### TASK OBJECTIVE
Carry none of the pictures over; set down the material below exactly.

## Begin

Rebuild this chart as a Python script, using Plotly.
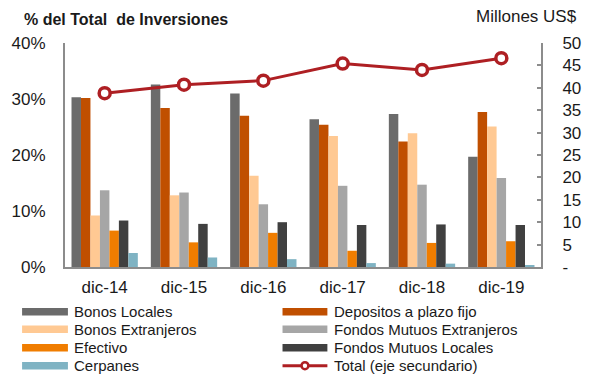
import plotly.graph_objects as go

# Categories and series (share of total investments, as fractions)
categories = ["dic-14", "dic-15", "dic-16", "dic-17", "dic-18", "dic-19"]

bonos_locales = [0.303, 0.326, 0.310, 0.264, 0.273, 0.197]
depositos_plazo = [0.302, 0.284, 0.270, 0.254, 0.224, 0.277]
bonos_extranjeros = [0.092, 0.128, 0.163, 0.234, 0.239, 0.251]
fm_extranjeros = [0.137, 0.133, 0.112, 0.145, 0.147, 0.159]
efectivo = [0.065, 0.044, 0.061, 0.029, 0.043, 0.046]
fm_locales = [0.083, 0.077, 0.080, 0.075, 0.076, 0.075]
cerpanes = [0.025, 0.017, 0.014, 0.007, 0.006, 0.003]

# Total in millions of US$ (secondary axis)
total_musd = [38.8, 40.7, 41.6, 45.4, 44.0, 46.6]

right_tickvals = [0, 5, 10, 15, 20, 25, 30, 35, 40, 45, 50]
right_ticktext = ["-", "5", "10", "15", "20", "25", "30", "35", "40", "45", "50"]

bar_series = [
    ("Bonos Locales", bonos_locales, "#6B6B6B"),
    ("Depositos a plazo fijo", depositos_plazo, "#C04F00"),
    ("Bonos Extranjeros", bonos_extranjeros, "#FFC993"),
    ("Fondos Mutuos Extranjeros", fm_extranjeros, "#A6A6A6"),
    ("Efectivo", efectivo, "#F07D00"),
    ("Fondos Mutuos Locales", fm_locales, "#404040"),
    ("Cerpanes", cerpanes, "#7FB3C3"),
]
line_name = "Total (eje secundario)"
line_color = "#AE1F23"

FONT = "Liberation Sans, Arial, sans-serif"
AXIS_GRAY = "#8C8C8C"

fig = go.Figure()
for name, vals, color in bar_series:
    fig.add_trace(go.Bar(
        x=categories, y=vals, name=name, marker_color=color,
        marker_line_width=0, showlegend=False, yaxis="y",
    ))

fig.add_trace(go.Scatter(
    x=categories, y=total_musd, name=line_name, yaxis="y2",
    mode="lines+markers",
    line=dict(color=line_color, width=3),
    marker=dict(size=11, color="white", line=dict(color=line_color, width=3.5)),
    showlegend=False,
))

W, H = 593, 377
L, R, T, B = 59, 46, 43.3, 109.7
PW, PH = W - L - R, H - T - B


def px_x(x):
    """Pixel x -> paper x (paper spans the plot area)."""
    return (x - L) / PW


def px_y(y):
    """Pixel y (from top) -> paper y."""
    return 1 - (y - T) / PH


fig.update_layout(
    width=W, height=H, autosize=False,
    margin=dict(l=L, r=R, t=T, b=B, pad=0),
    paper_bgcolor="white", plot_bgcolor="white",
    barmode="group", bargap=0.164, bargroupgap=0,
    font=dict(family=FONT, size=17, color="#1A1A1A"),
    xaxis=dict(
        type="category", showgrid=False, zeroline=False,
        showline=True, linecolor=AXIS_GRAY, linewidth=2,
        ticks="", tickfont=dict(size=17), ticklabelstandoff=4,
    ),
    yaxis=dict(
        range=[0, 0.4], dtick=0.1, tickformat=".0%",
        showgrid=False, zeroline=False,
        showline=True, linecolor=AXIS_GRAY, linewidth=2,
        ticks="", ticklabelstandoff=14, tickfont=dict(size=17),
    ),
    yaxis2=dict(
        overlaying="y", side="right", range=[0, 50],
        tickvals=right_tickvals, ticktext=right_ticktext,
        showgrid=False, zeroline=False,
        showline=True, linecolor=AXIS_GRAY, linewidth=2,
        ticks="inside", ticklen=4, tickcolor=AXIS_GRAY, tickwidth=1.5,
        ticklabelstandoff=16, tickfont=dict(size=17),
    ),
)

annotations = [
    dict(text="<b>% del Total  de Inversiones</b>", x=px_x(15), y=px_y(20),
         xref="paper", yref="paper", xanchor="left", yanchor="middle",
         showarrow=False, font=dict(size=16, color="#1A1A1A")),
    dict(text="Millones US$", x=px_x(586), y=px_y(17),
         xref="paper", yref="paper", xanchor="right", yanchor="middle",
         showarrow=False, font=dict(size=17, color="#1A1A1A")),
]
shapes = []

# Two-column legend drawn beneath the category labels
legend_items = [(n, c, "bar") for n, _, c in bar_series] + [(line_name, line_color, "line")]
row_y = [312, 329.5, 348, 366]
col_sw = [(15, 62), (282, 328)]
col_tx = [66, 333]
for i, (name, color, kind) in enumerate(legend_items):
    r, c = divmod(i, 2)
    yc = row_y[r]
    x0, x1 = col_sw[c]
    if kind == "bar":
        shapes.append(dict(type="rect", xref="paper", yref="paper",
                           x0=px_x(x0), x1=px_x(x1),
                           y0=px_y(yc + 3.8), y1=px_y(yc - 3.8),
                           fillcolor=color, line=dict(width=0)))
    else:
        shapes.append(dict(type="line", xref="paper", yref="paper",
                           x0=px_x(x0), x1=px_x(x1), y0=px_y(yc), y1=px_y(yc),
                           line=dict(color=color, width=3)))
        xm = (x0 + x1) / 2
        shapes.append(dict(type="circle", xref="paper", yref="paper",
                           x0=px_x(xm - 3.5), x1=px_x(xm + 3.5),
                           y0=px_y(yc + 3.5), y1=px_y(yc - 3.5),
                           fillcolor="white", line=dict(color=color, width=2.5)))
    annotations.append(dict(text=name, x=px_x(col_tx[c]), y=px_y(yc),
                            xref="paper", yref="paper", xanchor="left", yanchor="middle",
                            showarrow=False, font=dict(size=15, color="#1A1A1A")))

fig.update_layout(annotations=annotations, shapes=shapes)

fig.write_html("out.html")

## End

### FULL RESPONSE
Rebuild this chart as a Python script, using Plotly.
import plotly.graph_objects as go

# Categories and series (share of total investments, as fractions)
categories = ["dic-14", "dic-15", "dic-16", "dic-17", "dic-18", "dic-19"]

bonos_locales = [0.303, 0.326, 0.310, 0.264, 0.273, 0.197]
depositos_plazo = [0.302, 0.284, 0.270, 0.254, 0.224, 0.277]
bonos_extranjeros = [0.092, 0.128, 0.163, 0.234, 0.239, 0.251]
fm_extranjeros = [0.137, 0.133, 0.112, 0.145, 0.147, 0.159]
efectivo = [0.065, 0.044, 0.061, 0.029, 0.043, 0.046]
fm_locales = [0.083, 0.077, 0.080, 0.075, 0.076, 0.075]
cerpanes = [0.025, 0.017, 0.014, 0.007, 0.006, 0.003]

# Total in millions of US$ (secondary axis)
total_musd = [38.8, 40.7, 41.6, 45.4, 44.0, 46.6]

right_tickvals = [0, 5, 10, 15, 20, 25, 30, 35, 40, 45, 50]
right_ticktext = ["-", "5", "10", "15", "20", "25", "30", "35", "40", "45", "50"]

bar_series = [
    ("Bonos Locales", bonos_locales, "#6B6B6B"),
    ("Depositos a plazo fijo", depositos_plazo, "#C04F00"),
    ("Bonos Extranjeros", bonos_extranjeros, "#FFC993"),
    ("Fondos Mutuos Extranjeros", fm_extranjeros, "#A6A6A6"),
    ("Efectivo", efectivo, "#F07D00"),
    ("Fondos Mutuos Locales", fm_locales, "#404040"),
    ("Cerpanes", cerpanes, "#7FB3C3"),
]
line_name = "Total (eje secundario)"
line_color = "#AE1F23"

FONT = "Liberation Sans, Arial, sans-serif"
AXIS_GRAY = "#8C8C8C"

fig = go.Figure()
for name, vals, color in bar_series:
    fig.add_trace(go.Bar(
        x=categories, y=vals, name=name, marker_color=color,
        marker_line_width=0, showlegend=False, yaxis="y",
    ))

fig.add_trace(go.Scatter(
    x=categories, y=total_musd, name=line_name, yaxis="y2",
    mode="lines+markers",
    line=dict(color=line_color, width=3),
    marker=dict(size=11, color="white", line=dict(color=line_color, width=3.5)),
    showlegend=False,
))

W, H = 593, 377
L, R, T, B = 59, 46, 43.3, 109.7
PW, PH = W - L - R, H - T - B


def px_x(x):
    """Pixel x -> paper x (paper spans the plot area)."""
    return (x - L) / PW


def px_y(y):
    """Pixel y (from top) -> paper y."""
    return 1 - (y - T) / PH


fig.update_layout(
    width=W, height=H, autosize=False,
    margin=dict(l=L, r=R, t=T, b=B, pad=0),
    paper_bgcolor="white", plot_bgcolor="white",
    barmode="group", bargap=0.164, bargroupgap=0,
    font=dict(family=FONT, size=17, color="#1A1A1A"),
    xaxis=dict(
        type="category", showgrid=False, zeroline=False,
        showline=True, linecolor=AXIS_GRAY, linewidth=2,
        ticks="", tickfont=dict(size=17), ticklabelstandoff=4,
    ),
    yaxis=dict(
        range=[0, 0.4], dtick=0.1, tickformat=".0%",
        showgrid=False, zeroline=False,
        showline=True, linecolor=AXIS_GRAY, linewidth=2,
        ticks="", ticklabelstandoff=14, tickfont=dict(size=17),
    ),
    yaxis2=dict(
        overlaying="y", side="right", range=[0, 50],
        tickvals=right_tickvals, ticktext=right_ticktext,
        showgrid=False, zeroline=False,
        showline=True, linecolor=AXIS_GRAY, linewidth=2,
        ticks="inside", ticklen=4, tickcolor=AXIS_GRAY, tickwidth=1.5,
        ticklabelstandoff=16, tickfont=dict(size=17),
    ),
)

annotations = [
    dict(text="<b>% del Total  de Inversiones</b>", x=px_x(15), y=px_y(20),
         xref="paper", yref="paper", xanchor="left", yanchor="middle",
         showarrow=False, font=dict(size=16, color="#1A1A1A")),
    dict(text="Millones US$", x=px_x(586), y=px_y(17),
         xref="paper", yref="paper", xanchor="right", yanchor="middle",
         showarrow=False, font=dict(size=17, color="#1A1A1A")),
]
shapes = []

# Two-column legend drawn beneath the category labels
legend_items = [(n, c, "bar") for n, _, c in bar_series] + [(line_name, line_color, "line")]
row_y = [312, 329.5, 348, 366]
col_sw = [(15, 62), (282, 328)]
col_tx = [66, 333]
for i, (name, color, kind) in enumerate(legend_items):
    r, c = divmod(i, 2)
    yc = row_y[r]
    x0, x1 = col_sw[c]
    if kind == "bar":
        shapes.append(dict(type="rect", xref="paper", yref="paper",
                           x0=px_x(x0), x1=px_x(x1),
                           y0=px_y(yc + 3.8), y1=px_y(yc - 3.8),
                           fillcolor=color, line=dict(width=0)))
    else:
        shapes.append(dict(type="line", xref="paper", yref="paper",
                           x0=px_x(x0), x1=px_x(x1), y0=px_y(yc), y1=px_y(yc),
                           line=dict(color=color, width=3)))
        xm = (x0 + x1) / 2
        shapes.append(dict(type="circle", xref="paper", yref="paper",
                           x0=px_x(xm - 3.5), x1=px_x(xm + 3.5),
                           y0=px_y(yc + 3.5), y1=px_y(yc - 3.5),
                           fillcolor="white", line=dict(color=color, width=2.5)))
    annotations.append(dict(text=name, x=px_x(col_tx[c]), y=px_y(yc),
                            xref="paper", yref="paper", xanchor="left", yanchor="middle",
                            showarrow=False, font=dict(size=15, color="#1A1A1A")))

fig.update_layout(annotations=annotations, shapes=shapes)

fig.write_html("out.html")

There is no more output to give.